There were large turnouts at peaceful assemblies at rail depots from Perth to Port Kembla workers at Pacific National - a joint venture between Corrigan's Patrick Corp and road transport giant Toll Holdings.

"This is something we have to do," said the Rail Tram and Bus Union's Greg Harvey from the gates of the Sydney Freight terminal at Chullora. "And we are prepared to do it again if we have to."

Truck drivers for TOLL and other independent operators refused to enter freight terminals where peaceful assemblies had been established. Members of the Transport Workers Union and the Maritime Union of Australia, who fought off attempts by Patrick to de-unionise their stevedoring operation on 1998, joined RTBU members at the peaceful assemblies.

In the lead up to the stoppage Pacific National had told employees the protected action was illegal, a move the RTBU says was designed to put fear into the workforce.

The management strategy backfired with 70 rail workers joining the union in the week leading up to Friday's action.

RTBU national secretary Bob Hayden described the turn out as "fantastic".

"RTBU members showed their solidarity with each other and their desire for a single union collective agreement.

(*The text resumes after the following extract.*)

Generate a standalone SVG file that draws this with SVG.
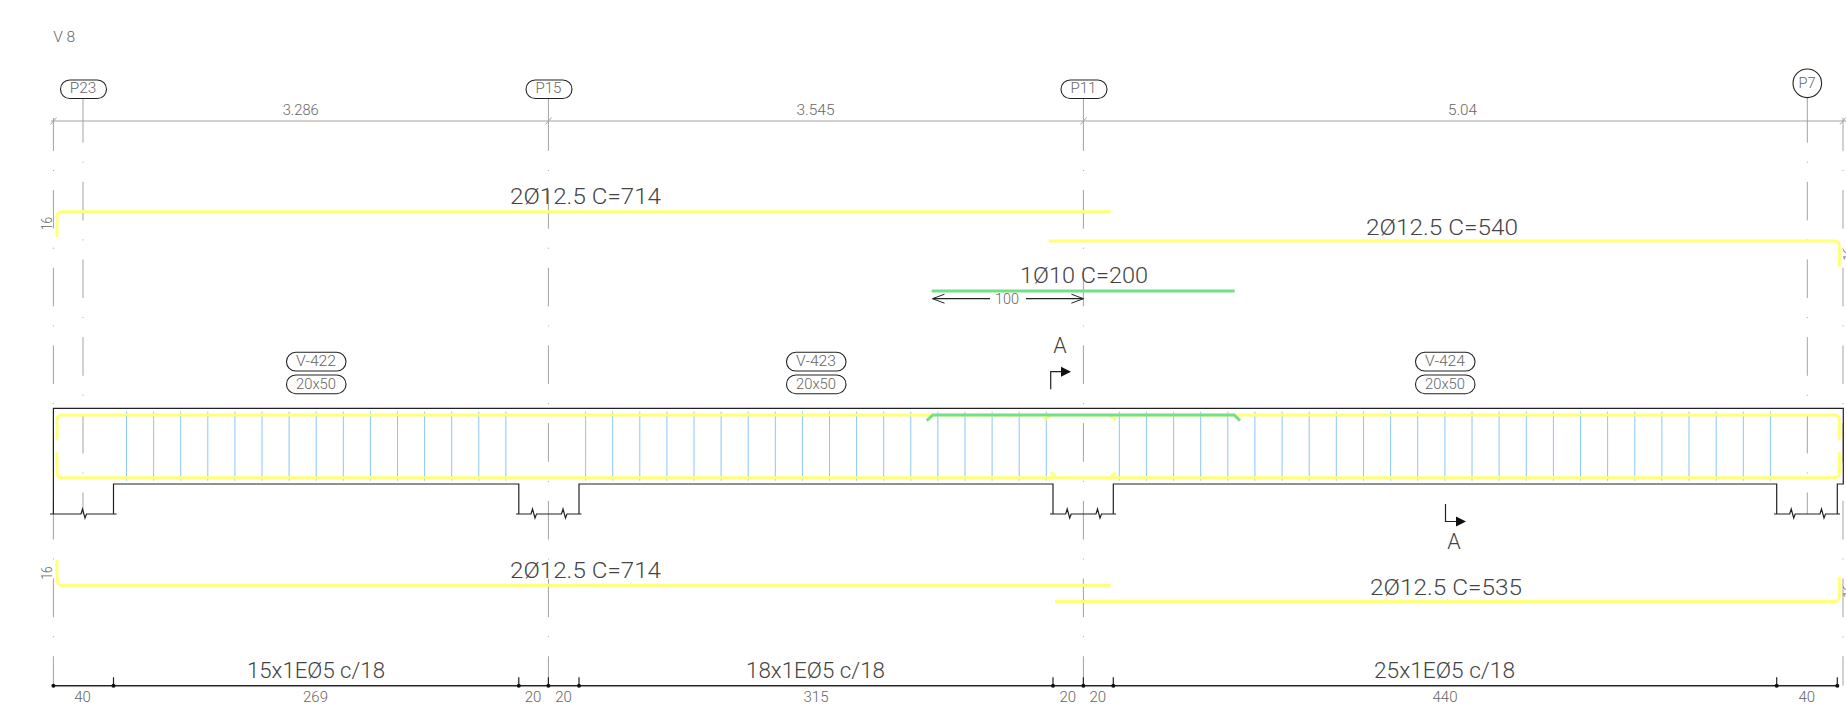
<svg xmlns="http://www.w3.org/2000/svg" width="1846" height="719" viewBox="0 0 1846 719">
<style>
text{font-family:"Roboto","Liberation Sans",sans-serif;font-weight:300;text-anchor:middle}
.s{font-size:15px;fill:#666}
.b{font-size:21.5px;fill:#444;text-anchor:start}
.c{fill:none;stroke:#a3a3a3;stroke-width:1;stroke-dasharray:38.7 19 1 19}
.g{fill:none;stroke:#a3a3a3;stroke-width:1}
.k{fill:none;stroke:#222;stroke-width:1.2}
.t{fill:#fff;stroke:#222;stroke-width:1.1}
.y{fill:none;stroke:#ffff7a;stroke-width:3}
.gr{fill:none;stroke:#72e08a;stroke-width:3}
.bl{fill:none;stroke:#8cc6fa;stroke-width:1}
</style>
<defs>
<marker id="open" markerWidth="14" markerHeight="12" refX="13" refY="6" orient="auto-start-reverse" markerUnits="userSpaceOnUse"><path d="M1 1.5L13 6L1 10.5" fill="none" stroke="#222" stroke-width="1"/></marker>
</defs>
<g id="connectors">
<g id="axes">
<path class="c" stroke-dashoffset="5.7" d="M53.4 118V685.7"/>
<path class="c" stroke-dashoffset="5.7" d="M1843 118V685.7"/>
<path class="c" stroke-dashoffset="5.7" d="M548.4 118V685.7"/>
<path class="c" stroke-dashoffset="5.7" d="M1083.4 118V685.7"/>
<path class="c" d="M83 104V514"/>
<path class="c" d="M1807.3 104V514"/>
<path class="g" d="M83 98V104M1807.3 98V104M548.4 98V118M1083.4 98V118"/>
</g>
<g id="dimension-top">
<path class="g" stroke-width="1.4" d="M51 121H1846M50.5 124.5L56.5 117.5M545.5 124.5L551.5 117.5M1080.5 124.5L1086.5 117.5M1840 124.5L1846 117.5"/>
</g>
<g id="stirrups">
<path class="bl" d="M126.5 411.7V480.7M153.6 411.7V480.7M180.7 411.7V480.7M207.8 411.7V480.7M234.9 411.7V480.7M262 411.7V480.7M289.1 411.7V480.7M316.2 411.7V480.7M343.3 411.7V480.7M370.4 411.7V480.7M397.5 411.7V480.7M424.6 411.7V480.7M451.7 411.7V480.7M478.8 411.7V480.7M505.9 411.7V480.7"/>
<path class="bl" d="M585.6 411.7V480.7M612.7 411.7V480.7M639.8 411.7V480.7M666.9 411.7V480.7M694 411.7V480.7M721.1 411.7V480.7M748.2 411.7V480.7M775.3 411.7V480.7M802.4 411.7V480.7M829.5 411.7V480.7M856.6 411.7V480.7M883.7 411.7V480.7M910.8 411.7V480.7M937.9 411.7V480.7M965 411.7V480.7M992.1 411.7V480.7M1019.2 411.7V480.7M1046.3 411.7V480.7"/>
<path class="bl" d="M1119.3 411.7V480.7M1146.4 411.7V480.7M1173.6 411.7V480.7M1200.7 411.7V480.7M1227.8 411.7V480.7M1254.9 411.7V480.7M1282.1 411.7V480.7M1309.2 411.7V480.7M1336.3 411.7V480.7M1363.5 411.7V480.7M1390.6 411.7V480.7M1417.7 411.7V480.7M1444.9 411.7V480.7M1472 411.7V480.7M1499.1 411.7V480.7M1526.3 411.7V480.7M1553.4 411.7V480.7M1580.5 411.7V480.7M1607.6 411.7V480.7M1634.8 411.7V480.7M1661.9 411.7V480.7M1689 411.7V480.7M1716.2 411.7V480.7M1743.3 411.7V480.7M1770.4 411.7V480.7"/>
</g>
<g id="beam">
<path class="k" d="M53.4 514V408.3H1843.3V484H1837.3V514M113.5 514V484H518.8V514M579 514V484H1053V514M1113.3 514V484H1776.7V514"/>
<path class="k" d="M50 514H81L82.5 509L85 518L86.5 514H116.6"/>
<path class="k" d="M516 514H531L532.5 509L535 518L536.5 514H561.5L563 509L565.5 518L567 514H581.5"/>
<path class="k" d="M1050 514H1065.7L1067.2 509L1069.7 518L1071.2 514H1096L1097.5 509L1100 518L1101.5 514H1116"/>
<path class="k" d="M1774 514H1789.7L1791.2 509L1793.7 518L1795.2 514H1820L1821.5 509L1824 518L1825.5 514H1840"/>
</g>
<g id="rebar-yellow">
<path class="y" d="M57 237V216.7Q57 211.7 62 211.7H1110.7"/>
<path class="y" d="M1048.7 241H1834.3Q1839.3 241 1839.3 246V266.7"/>
<path class="y" d="M57 560V580.3Q57 585.3 62 585.3H1110.7"/>
<path class="y" d="M1055 601.5H1834.3Q1839.3 601.5 1839.3 596.5V576.7"/>
<path class="y" d="M57 440V420Q57 415 62 415H1834.3Q1839.3 415 1839.3 420V440"/>
<path class="y" d="M57 452.3V472.7Q57 477.7 62 477.7H1834.3Q1839.3 477.7 1839.3 472.7V452.3"/>
<path class="y" d="M1044 420L1050 415.5M1110 415.5L1115.7 420.7M1050.7 472.3L1056.7 477.7M1115.7 472.3L1110 477.7"/>
</g>
<g id="rebar-green">
<path class="gr" d="M931.7 291H1234.7"/>
<path class="gr" d="M926.7 420.7L933 415H1234L1240 420.7"/>
</g>
<g id="dim-100">
<path class="k" marker-start="url(#open)" d="M932.5 298.7H990"/>
<path class="k" marker-end="url(#open)" d="M1026 298.7H1083.4"/>
</g>
<g id="dimension-bottom">
<path fill="none" stroke="#bbb" stroke-width="1" d="M53.4 686.6H1837.3"/>
<path class="k" d="M53.4 685.7H1837.3M113.5 677.3V685.7M518.8 677.3V685.7M548.4 677.3V685.7M579 677.3V685.7M1053 677.3V685.7M1083.4 677.3V685.7M1113.3 677.3V685.7M1776.7 677.3V685.7M1837.3 677.3V685.7"/>
<g fill="#111"><circle cx="53.4" cy="685.7" r="2"/><circle cx="113.5" cy="685.7" r="2"/><circle cx="518.8" cy="685.7" r="2"/><circle cx="548.4" cy="685.7" r="2"/><circle cx="579" cy="685.7" r="2"/><circle cx="1053" cy="685.7" r="2"/><circle cx="1083.4" cy="685.7" r="2"/><circle cx="1113.3" cy="685.7" r="2"/><circle cx="1776.7" cy="685.7" r="2"/><circle cx="1837.3" cy="685.7" r="2"/></g>
</g>
</g>
<g id="title"><text class="s" x="64.2" y="41.7" textLength="22" lengthAdjust="spacingAndGlyphs">V 8</text></g>
<g id="P23"><rect class="t" x="60.5" y="80" width="46" height="18.5" rx="9.2"/><text class="s" x="83" y="92.7" textLength="26.5" lengthAdjust="spacingAndGlyphs">P23</text></g>
<g id="P15"><rect class="t" x="526" y="80" width="46" height="18.5" rx="9.2"/><text class="s" x="548.4" y="92.7" textLength="26" lengthAdjust="spacingAndGlyphs">P15</text></g>
<g id="P11"><rect class="t" x="1061" y="80" width="46" height="18.5" rx="9.2"/><text class="s" x="1083.4" y="92.7" textLength="26" lengthAdjust="spacingAndGlyphs">P11</text></g>
<g id="P7"><circle class="t" cx="1807.3" cy="83.3" r="14.3"/><text class="s" x="1807" y="87.5" textLength="17" lengthAdjust="spacingAndGlyphs">P7</text></g>
<g id="span-lengths">
<text class="s" x="300.7" y="115" textLength="36" lengthAdjust="spacingAndGlyphs">3.286</text>
<text class="s" x="815.5" y="115" textLength="38" lengthAdjust="spacingAndGlyphs">3.545</text>
<text class="s" x="1462.5" y="115" textLength="29" lengthAdjust="spacingAndGlyphs">5.04</text>
</g>
<g id="bar-labels">
<text class="b" x="510" y="204" textLength="151" lengthAdjust="spacingAndGlyphs">2Ø12.5 C=714</text>
<text class="b" x="1366" y="235" textLength="152" lengthAdjust="spacingAndGlyphs">2Ø12.5 C=540</text>
<text class="b" x="1020" y="283" textLength="128" lengthAdjust="spacingAndGlyphs">1Ø10 C=200</text>
<text class="b" x="510" y="578" textLength="151" lengthAdjust="spacingAndGlyphs">2Ø12.5 C=714</text>
<text class="b" x="1370" y="594.6" textLength="152" lengthAdjust="spacingAndGlyphs">2Ø12.5 C=535</text>
<text class="s" x="1007" y="304" textLength="24" lengthAdjust="spacingAndGlyphs">100</text>
<text class="s" transform="translate(52 223.5) rotate(-90)" textLength="13" lengthAdjust="spacingAndGlyphs">16</text>
<text class="s" transform="translate(52 573) rotate(-90)" textLength="13" lengthAdjust="spacingAndGlyphs">16</text>
<text class="s" transform="translate(1854 254) rotate(-90)" textLength="13" lengthAdjust="spacingAndGlyphs">16</text>
<text class="s" transform="translate(1854 591) rotate(-90)" textLength="13" lengthAdjust="spacingAndGlyphs">16</text>
</g>
<g id="V-422"><rect class="t" x="286.5" y="352.3" width="59.5" height="18.7" rx="9.3"/><text class="s" x="316" y="366" textLength="40" lengthAdjust="spacingAndGlyphs">V-422</text></g>
<g id="V-422-size"><rect class="t" x="286.5" y="375" width="59.5" height="18.7" rx="9.3"/><text class="s" x="316" y="388.5" textLength="40" lengthAdjust="spacingAndGlyphs">20x50</text></g>
<g id="V-423"><rect class="t" x="786.5" y="352.3" width="59.5" height="18.7" rx="9.3"/><text class="s" x="816" y="366" textLength="40" lengthAdjust="spacingAndGlyphs">V-423</text></g>
<g id="V-423-size"><rect class="t" x="786.5" y="375" width="59.5" height="18.7" rx="9.3"/><text class="s" x="816" y="388.5" textLength="40" lengthAdjust="spacingAndGlyphs">20x50</text></g>
<g id="V-424"><rect class="t" x="1415.5" y="352.3" width="59.5" height="18.7" rx="9.3"/><text class="s" x="1445" y="366" textLength="40" lengthAdjust="spacingAndGlyphs">V-424</text></g>
<g id="V-424-size"><rect class="t" x="1415.5" y="375" width="59.5" height="18.7" rx="9.3"/><text class="s" x="1445" y="388.5" textLength="40" lengthAdjust="spacingAndGlyphs">20x50</text></g>
<g id="section-top"><text class="b" style="text-anchor:middle" x="1060" y="353">A</text><path class="k" d="M1050.7 389.3V371.7H1062"/><path d="M1061 366.7L1071 371.7L1061 376.7Z" fill="#111"/></g>
<g id="section-bottom"><text class="b" style="text-anchor:middle" x="1454" y="549">A</text><path class="k" d="M1445.5 504V521.5H1457"/><path d="M1456 516.5L1466 521.5L1456 526.5Z" fill="#111"/></g>
<g id="stirrup-labels">
<text class="b" x="247" y="678.3" textLength="138" lengthAdjust="spacingAndGlyphs">15x1EØ5 c/18</text>
<text class="b" x="746" y="678.3" textLength="139" lengthAdjust="spacingAndGlyphs">18x1EØ5 c/18</text>
<text class="b" x="1374" y="678.3" textLength="141" lengthAdjust="spacingAndGlyphs">25x1EØ5 c/18</text>
</g>
<g id="dimension-values">
<text class="s" x="82.6" y="701.7">40</text>
<text class="s" x="315.5" y="701.7">269</text>
<text class="s" x="533" y="701.7">20</text>
<text class="s" x="563.5" y="701.7">20</text>
<text class="s" x="816" y="701.7">315</text>
<text class="s" x="1067.7" y="701.7">20</text>
<text class="s" x="1097.7" y="701.7">20</text>
<text class="s" x="1445" y="701.7">440</text>
<text class="s" x="1806.7" y="701.7">40</text>
</g>
</svg>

"Workers have delivered productivity and profits under the current collective agreement. But the return for their loyalty and dedication must not be job insecurity, erosion of conditions and wages and the contracting out of current collective agreement jobs,

"The decision has not been taken lightly, members are giving up a day's pay because they care about their job security."

The RTBU members have been negotiating with Pacific National for five months in an effort to secure a collective agreement.

Pacific National recently announced a nine-month net after tax profit of $78 million, a 39 per cent increase from the previous nine months.